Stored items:
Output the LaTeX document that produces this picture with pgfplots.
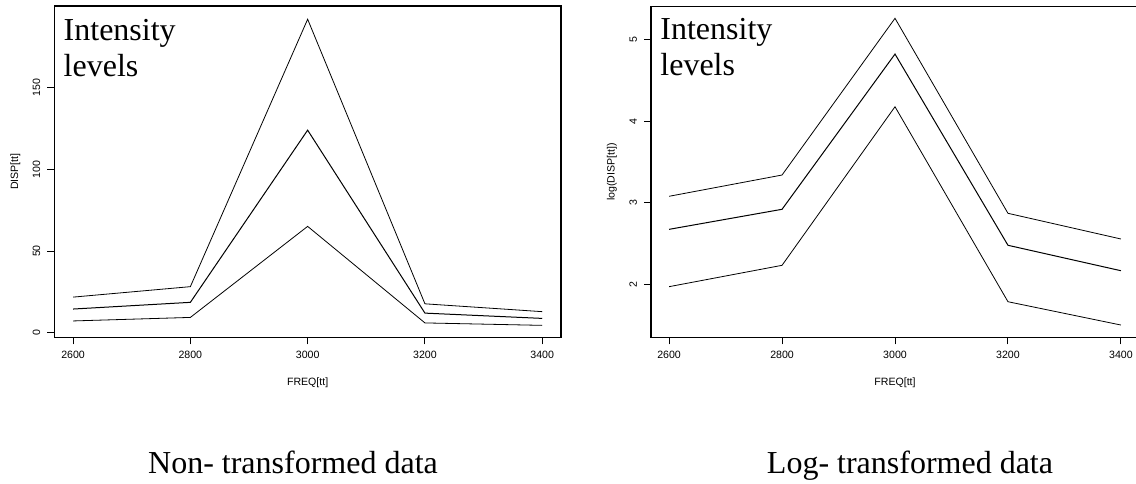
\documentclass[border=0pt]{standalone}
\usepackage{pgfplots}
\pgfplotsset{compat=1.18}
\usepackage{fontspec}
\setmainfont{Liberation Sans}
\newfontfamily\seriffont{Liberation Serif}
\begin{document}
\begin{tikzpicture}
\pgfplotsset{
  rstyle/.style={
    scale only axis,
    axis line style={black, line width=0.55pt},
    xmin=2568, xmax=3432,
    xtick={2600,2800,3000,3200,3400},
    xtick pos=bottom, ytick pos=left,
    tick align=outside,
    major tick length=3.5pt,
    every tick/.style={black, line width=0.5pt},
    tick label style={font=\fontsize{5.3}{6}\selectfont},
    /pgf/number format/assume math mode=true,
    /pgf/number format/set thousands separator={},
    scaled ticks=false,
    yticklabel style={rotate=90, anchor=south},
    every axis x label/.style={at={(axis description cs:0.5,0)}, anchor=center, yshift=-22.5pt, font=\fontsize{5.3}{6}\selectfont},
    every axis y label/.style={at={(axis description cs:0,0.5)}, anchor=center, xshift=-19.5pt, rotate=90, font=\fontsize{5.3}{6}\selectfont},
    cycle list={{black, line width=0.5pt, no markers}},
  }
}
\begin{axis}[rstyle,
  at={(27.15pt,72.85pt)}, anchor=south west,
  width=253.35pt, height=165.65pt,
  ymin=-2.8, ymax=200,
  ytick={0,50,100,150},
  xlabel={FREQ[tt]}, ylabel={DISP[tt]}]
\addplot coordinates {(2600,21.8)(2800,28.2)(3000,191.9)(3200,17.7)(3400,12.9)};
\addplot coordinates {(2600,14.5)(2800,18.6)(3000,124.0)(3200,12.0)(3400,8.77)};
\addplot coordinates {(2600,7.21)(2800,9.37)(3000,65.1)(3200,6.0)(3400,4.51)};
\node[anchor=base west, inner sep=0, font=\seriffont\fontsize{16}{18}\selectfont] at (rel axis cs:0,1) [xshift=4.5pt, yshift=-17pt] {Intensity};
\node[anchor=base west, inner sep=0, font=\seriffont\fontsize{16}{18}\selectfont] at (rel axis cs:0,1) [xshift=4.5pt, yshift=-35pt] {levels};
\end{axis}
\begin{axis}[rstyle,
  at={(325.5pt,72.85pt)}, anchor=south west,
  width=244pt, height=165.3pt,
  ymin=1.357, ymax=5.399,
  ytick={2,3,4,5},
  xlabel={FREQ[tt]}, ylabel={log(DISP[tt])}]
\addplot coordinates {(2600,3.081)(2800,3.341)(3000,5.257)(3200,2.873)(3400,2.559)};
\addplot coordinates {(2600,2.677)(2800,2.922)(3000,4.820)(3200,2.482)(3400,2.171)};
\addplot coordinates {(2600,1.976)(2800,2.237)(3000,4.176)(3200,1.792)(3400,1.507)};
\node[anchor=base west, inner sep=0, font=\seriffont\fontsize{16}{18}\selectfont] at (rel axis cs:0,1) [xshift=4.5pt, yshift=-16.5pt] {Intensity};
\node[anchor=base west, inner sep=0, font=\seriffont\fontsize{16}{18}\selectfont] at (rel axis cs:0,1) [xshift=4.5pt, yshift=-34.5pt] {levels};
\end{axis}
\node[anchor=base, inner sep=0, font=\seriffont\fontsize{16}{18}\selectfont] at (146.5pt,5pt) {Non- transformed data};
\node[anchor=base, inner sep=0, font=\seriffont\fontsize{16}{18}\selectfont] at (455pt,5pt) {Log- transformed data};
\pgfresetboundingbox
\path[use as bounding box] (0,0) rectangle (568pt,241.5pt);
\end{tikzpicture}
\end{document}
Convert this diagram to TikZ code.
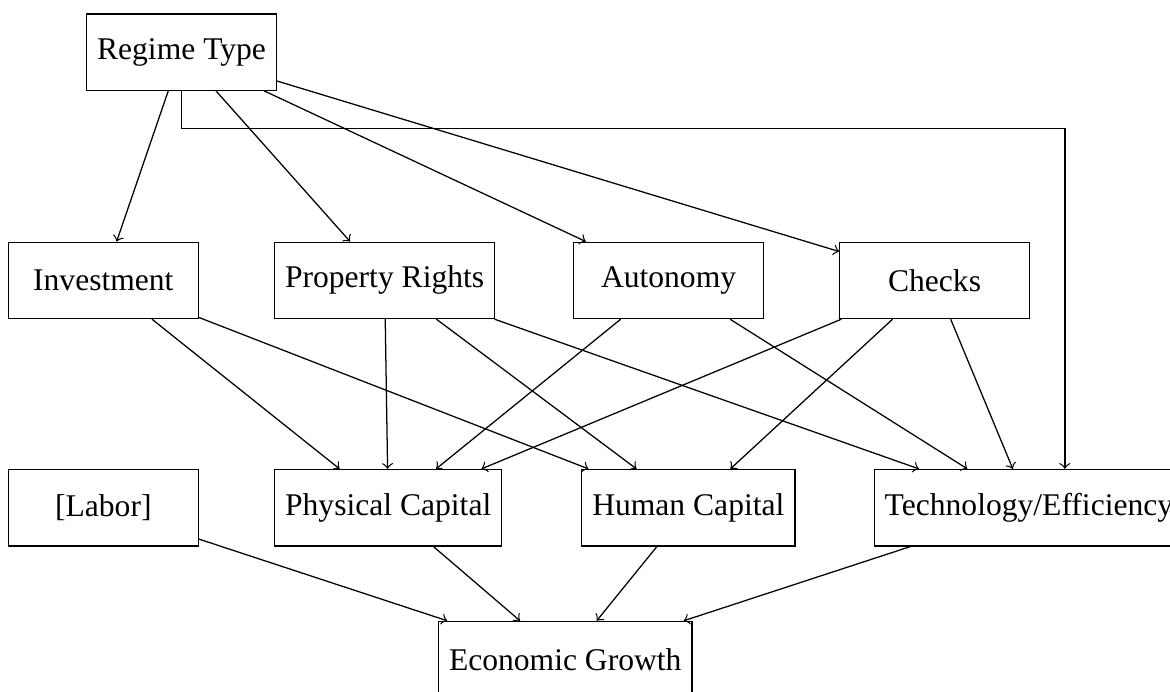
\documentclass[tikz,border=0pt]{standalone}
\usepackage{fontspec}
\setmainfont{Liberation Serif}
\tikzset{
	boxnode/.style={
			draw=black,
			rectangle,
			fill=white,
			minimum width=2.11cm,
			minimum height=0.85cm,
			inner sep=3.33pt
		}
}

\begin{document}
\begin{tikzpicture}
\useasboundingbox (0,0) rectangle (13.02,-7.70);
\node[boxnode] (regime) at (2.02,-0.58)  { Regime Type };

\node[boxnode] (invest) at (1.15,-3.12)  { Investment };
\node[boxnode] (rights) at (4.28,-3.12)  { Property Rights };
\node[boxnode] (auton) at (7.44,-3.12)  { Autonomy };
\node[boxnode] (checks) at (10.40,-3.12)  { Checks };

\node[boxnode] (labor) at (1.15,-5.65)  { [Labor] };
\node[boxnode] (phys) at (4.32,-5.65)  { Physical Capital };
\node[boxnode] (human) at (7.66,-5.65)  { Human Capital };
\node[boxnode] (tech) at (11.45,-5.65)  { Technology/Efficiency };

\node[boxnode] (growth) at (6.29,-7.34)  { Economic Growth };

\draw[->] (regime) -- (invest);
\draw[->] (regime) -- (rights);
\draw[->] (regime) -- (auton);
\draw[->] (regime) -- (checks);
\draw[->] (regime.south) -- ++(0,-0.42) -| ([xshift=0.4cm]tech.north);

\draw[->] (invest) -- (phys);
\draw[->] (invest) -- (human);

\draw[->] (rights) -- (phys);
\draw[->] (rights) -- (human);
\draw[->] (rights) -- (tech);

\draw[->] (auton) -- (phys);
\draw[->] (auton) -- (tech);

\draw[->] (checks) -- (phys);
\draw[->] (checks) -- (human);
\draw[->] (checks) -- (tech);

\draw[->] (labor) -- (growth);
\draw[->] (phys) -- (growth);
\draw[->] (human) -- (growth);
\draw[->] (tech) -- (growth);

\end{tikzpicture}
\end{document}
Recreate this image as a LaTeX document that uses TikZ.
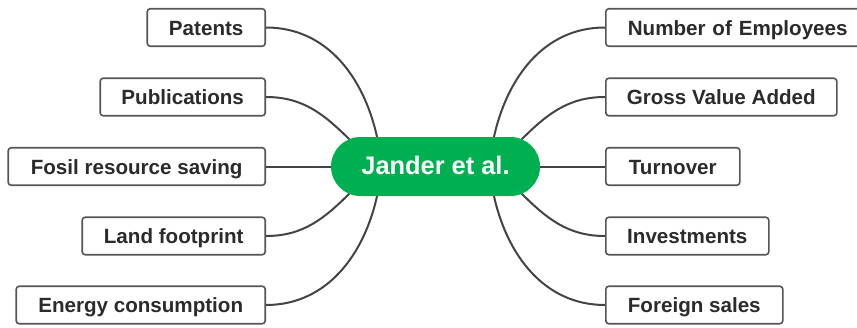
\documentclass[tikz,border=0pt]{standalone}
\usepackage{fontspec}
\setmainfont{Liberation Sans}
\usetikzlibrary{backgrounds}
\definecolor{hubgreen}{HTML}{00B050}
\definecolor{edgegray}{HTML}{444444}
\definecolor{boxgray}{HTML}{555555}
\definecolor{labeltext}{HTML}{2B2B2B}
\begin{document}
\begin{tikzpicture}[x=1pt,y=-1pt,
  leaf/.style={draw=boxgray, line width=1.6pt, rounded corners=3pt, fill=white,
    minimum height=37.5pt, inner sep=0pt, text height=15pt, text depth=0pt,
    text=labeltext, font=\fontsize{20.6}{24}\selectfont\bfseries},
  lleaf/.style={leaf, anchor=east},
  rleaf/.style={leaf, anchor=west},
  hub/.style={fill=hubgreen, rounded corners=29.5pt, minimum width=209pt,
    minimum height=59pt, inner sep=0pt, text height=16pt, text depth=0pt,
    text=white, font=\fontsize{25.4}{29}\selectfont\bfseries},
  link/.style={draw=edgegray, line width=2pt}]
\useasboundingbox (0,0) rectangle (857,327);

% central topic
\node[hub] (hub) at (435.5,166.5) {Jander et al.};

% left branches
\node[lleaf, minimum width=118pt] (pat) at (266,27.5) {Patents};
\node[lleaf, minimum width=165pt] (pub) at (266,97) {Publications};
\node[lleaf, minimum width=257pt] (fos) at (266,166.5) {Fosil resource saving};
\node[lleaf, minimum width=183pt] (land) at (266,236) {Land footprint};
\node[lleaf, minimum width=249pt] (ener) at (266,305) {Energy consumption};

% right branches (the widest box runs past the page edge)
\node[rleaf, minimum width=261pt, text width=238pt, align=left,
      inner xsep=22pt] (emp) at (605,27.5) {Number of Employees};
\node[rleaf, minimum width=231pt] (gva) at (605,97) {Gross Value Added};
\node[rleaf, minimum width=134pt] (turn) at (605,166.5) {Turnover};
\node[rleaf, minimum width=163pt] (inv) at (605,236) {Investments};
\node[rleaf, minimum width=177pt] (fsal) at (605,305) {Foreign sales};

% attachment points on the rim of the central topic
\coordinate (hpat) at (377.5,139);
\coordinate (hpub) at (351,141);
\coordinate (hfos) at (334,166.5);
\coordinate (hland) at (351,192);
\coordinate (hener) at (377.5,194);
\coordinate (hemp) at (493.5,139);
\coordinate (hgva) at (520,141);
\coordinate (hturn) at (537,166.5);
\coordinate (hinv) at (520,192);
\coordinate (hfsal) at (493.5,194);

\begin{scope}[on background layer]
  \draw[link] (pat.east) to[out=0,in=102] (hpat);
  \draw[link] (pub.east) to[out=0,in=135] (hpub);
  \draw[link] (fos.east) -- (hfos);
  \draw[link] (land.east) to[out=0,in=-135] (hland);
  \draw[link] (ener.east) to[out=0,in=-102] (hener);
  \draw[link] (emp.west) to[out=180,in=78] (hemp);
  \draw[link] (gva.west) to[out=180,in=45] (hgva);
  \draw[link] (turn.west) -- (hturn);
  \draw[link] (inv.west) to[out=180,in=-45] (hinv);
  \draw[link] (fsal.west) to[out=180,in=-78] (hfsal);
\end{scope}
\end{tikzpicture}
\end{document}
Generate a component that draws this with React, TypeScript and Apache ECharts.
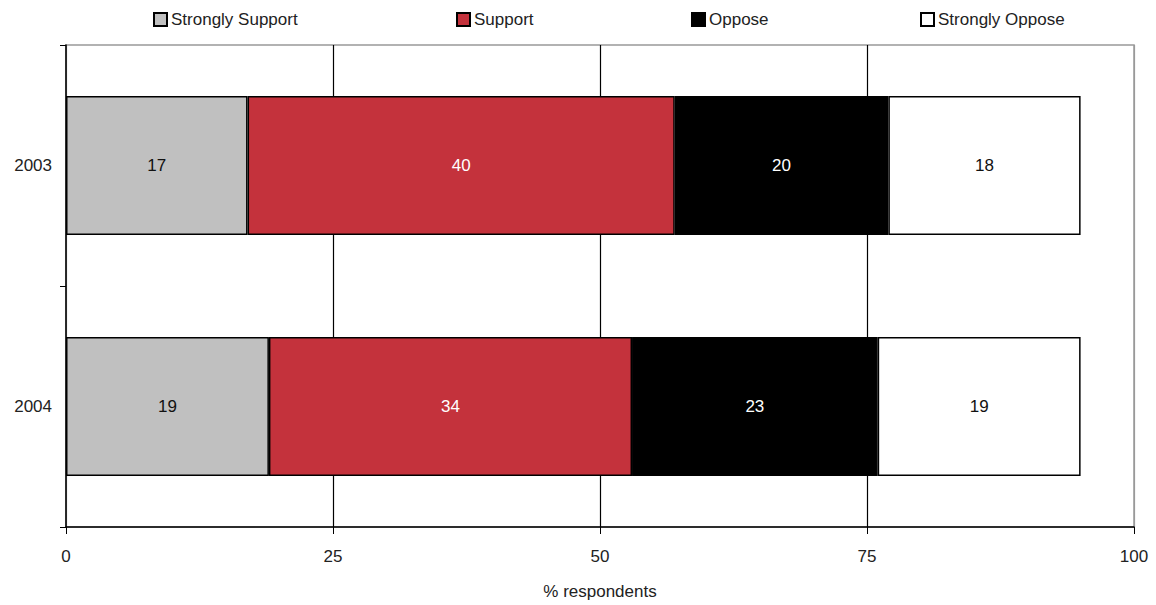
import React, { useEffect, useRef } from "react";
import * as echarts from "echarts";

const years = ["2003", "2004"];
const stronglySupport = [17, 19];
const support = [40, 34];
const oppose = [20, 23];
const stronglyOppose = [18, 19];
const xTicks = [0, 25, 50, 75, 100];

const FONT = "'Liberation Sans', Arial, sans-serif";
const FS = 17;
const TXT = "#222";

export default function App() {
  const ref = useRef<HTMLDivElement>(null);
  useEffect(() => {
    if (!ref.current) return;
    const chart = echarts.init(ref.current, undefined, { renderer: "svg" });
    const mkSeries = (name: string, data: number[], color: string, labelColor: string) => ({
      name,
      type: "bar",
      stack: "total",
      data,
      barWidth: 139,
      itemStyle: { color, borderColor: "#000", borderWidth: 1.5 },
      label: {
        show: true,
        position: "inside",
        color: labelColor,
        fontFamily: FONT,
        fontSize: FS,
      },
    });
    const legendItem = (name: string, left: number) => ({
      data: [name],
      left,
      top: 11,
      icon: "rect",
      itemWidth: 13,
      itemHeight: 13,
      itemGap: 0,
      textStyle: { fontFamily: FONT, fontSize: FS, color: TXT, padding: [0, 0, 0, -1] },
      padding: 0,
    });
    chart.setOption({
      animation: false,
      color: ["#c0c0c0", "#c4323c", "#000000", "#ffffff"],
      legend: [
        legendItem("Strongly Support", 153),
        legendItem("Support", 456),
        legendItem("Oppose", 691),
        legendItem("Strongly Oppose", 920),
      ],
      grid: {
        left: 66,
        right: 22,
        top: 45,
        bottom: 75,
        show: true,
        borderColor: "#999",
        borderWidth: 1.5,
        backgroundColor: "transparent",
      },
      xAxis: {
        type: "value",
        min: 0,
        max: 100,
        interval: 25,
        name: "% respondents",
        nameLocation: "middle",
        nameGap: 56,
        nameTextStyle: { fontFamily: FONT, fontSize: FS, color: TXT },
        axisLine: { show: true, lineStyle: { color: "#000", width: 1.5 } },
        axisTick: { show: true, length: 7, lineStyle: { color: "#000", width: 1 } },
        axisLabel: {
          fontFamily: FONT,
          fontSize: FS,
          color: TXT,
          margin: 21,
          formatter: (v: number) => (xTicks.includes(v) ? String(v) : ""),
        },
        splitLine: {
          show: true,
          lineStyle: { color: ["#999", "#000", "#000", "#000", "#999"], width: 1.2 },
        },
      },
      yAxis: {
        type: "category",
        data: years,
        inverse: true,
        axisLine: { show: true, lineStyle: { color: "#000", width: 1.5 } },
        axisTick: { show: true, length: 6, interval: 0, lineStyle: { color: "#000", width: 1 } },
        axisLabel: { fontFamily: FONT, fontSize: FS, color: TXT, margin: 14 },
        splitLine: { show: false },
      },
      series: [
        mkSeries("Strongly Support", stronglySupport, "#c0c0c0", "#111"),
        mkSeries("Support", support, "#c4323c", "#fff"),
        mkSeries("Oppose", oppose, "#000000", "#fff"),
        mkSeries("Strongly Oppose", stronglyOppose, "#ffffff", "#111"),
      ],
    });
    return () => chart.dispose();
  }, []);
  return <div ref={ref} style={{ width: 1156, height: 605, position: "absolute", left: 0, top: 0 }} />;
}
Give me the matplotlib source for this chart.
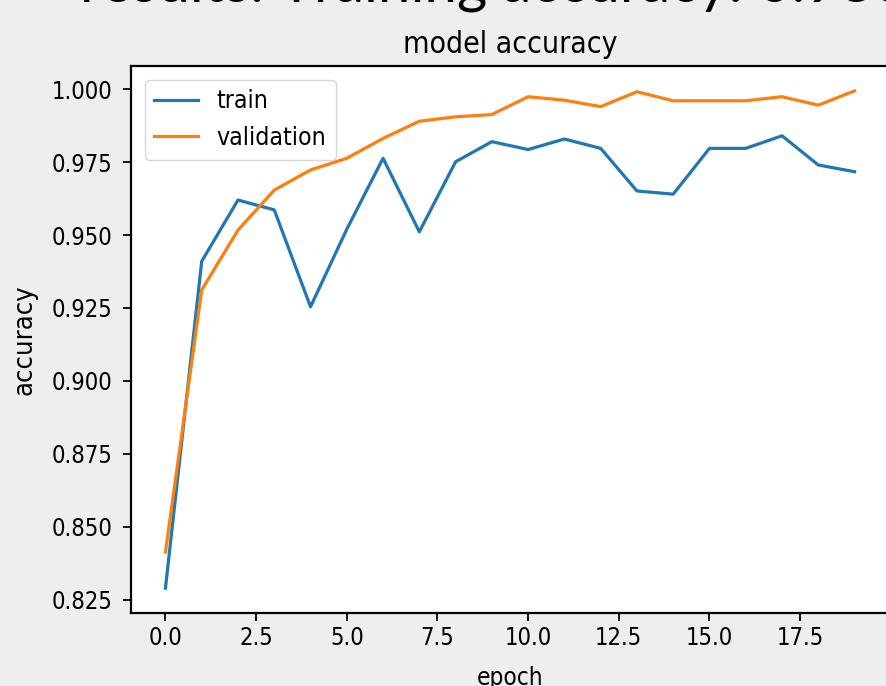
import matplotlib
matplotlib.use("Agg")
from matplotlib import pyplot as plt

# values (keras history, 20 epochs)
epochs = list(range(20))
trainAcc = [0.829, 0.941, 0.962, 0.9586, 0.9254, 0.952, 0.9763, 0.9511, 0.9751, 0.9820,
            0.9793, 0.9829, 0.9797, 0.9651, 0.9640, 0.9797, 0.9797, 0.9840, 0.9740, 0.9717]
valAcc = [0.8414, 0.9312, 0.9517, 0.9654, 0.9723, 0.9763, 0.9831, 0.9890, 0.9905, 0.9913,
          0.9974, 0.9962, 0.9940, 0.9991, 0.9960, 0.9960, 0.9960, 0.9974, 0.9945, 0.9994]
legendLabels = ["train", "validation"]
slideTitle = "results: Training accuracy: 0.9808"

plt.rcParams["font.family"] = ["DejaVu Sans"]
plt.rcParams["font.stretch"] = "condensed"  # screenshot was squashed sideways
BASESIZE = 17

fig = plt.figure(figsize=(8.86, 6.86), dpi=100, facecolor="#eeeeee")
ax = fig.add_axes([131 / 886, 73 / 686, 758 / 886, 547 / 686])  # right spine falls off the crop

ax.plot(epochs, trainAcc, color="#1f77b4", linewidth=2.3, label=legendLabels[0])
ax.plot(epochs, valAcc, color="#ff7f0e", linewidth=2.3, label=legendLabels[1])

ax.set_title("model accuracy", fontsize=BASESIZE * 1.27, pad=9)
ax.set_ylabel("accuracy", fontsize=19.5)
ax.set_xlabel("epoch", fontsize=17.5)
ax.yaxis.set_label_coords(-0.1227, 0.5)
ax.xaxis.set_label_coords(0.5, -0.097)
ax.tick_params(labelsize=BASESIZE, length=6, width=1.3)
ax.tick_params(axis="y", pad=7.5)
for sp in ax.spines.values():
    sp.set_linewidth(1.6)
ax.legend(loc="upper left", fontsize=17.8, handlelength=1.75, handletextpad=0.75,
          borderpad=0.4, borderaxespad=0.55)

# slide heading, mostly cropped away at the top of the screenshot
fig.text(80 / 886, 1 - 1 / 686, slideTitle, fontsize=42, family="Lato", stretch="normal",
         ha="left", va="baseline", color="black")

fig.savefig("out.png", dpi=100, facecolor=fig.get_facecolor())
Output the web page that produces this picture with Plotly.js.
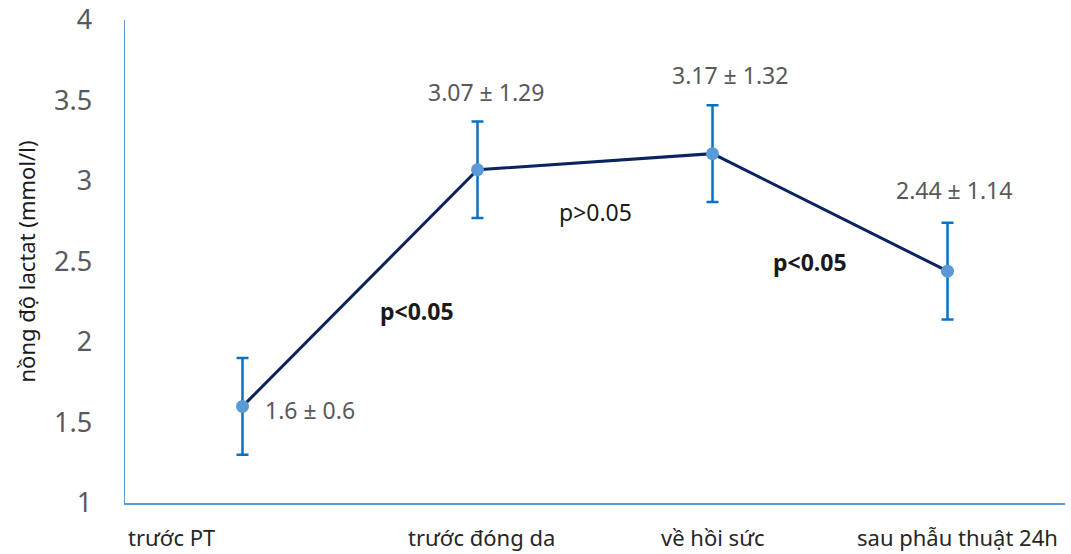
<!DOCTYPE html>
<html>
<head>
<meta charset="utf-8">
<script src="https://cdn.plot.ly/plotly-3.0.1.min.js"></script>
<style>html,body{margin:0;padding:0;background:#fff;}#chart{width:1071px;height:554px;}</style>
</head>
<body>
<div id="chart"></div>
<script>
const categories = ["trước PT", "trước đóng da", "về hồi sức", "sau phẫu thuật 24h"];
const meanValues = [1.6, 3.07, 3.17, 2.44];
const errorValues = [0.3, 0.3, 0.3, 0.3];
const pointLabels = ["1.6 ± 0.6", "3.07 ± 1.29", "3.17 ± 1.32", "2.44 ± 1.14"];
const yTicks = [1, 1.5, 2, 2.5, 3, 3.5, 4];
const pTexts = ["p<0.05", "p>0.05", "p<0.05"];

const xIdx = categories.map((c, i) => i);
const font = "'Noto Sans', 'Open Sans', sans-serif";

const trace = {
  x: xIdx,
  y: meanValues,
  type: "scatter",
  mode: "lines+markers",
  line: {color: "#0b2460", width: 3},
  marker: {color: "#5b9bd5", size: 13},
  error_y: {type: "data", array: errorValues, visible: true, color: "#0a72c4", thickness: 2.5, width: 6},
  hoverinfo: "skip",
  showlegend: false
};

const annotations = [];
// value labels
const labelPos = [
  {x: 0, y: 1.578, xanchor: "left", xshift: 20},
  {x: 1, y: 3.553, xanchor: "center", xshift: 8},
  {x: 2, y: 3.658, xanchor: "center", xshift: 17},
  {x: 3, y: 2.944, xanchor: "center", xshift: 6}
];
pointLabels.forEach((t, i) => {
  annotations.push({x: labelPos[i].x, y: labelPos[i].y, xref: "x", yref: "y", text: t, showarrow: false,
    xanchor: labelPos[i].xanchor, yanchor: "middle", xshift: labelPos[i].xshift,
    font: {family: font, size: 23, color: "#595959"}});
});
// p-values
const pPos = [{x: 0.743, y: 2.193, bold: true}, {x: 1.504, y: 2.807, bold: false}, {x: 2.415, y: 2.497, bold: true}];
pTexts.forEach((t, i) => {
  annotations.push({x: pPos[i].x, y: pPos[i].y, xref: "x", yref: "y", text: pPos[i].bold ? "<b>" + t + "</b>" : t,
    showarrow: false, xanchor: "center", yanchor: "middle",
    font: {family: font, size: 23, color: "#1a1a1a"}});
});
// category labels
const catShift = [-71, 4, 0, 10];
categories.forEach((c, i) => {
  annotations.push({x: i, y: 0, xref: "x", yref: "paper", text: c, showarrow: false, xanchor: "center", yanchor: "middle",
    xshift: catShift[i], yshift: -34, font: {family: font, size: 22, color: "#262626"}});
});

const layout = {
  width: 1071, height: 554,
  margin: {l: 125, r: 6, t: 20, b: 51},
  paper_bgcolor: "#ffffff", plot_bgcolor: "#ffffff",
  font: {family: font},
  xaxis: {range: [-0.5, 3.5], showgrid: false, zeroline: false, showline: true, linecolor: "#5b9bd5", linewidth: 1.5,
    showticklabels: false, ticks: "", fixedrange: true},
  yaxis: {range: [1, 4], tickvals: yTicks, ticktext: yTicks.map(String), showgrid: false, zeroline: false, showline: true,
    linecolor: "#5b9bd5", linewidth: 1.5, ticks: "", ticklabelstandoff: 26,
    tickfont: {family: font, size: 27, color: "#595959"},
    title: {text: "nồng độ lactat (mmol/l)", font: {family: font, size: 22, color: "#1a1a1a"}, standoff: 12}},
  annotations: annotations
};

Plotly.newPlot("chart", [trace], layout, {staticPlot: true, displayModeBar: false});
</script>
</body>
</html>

— Aim of the exercise —
Start at the line with "Convert this diagram to TikZ code.", stop at the line with "(regime) at (2.02,-0.58)", both lines included, and repeat that span exactly without its pictures.

— In response —
Convert this diagram to TikZ code.
\documentclass[tikz,border=0pt]{standalone}
\usepackage{fontspec}
\setmainfont{Liberation Serif}
\tikzset{
	boxnode/.style={
			draw=black,
			rectangle,
			fill=white,
			minimum width=2.11cm,
			minimum height=0.85cm,
			inner sep=3.33pt
		}
}

\begin{document}
\begin{tikzpicture}
\useasboundingbox (0,0) rectangle (13.02,-7.70);
\node[boxnode] (regime) at (2.02,-0.58)  { Regime Type };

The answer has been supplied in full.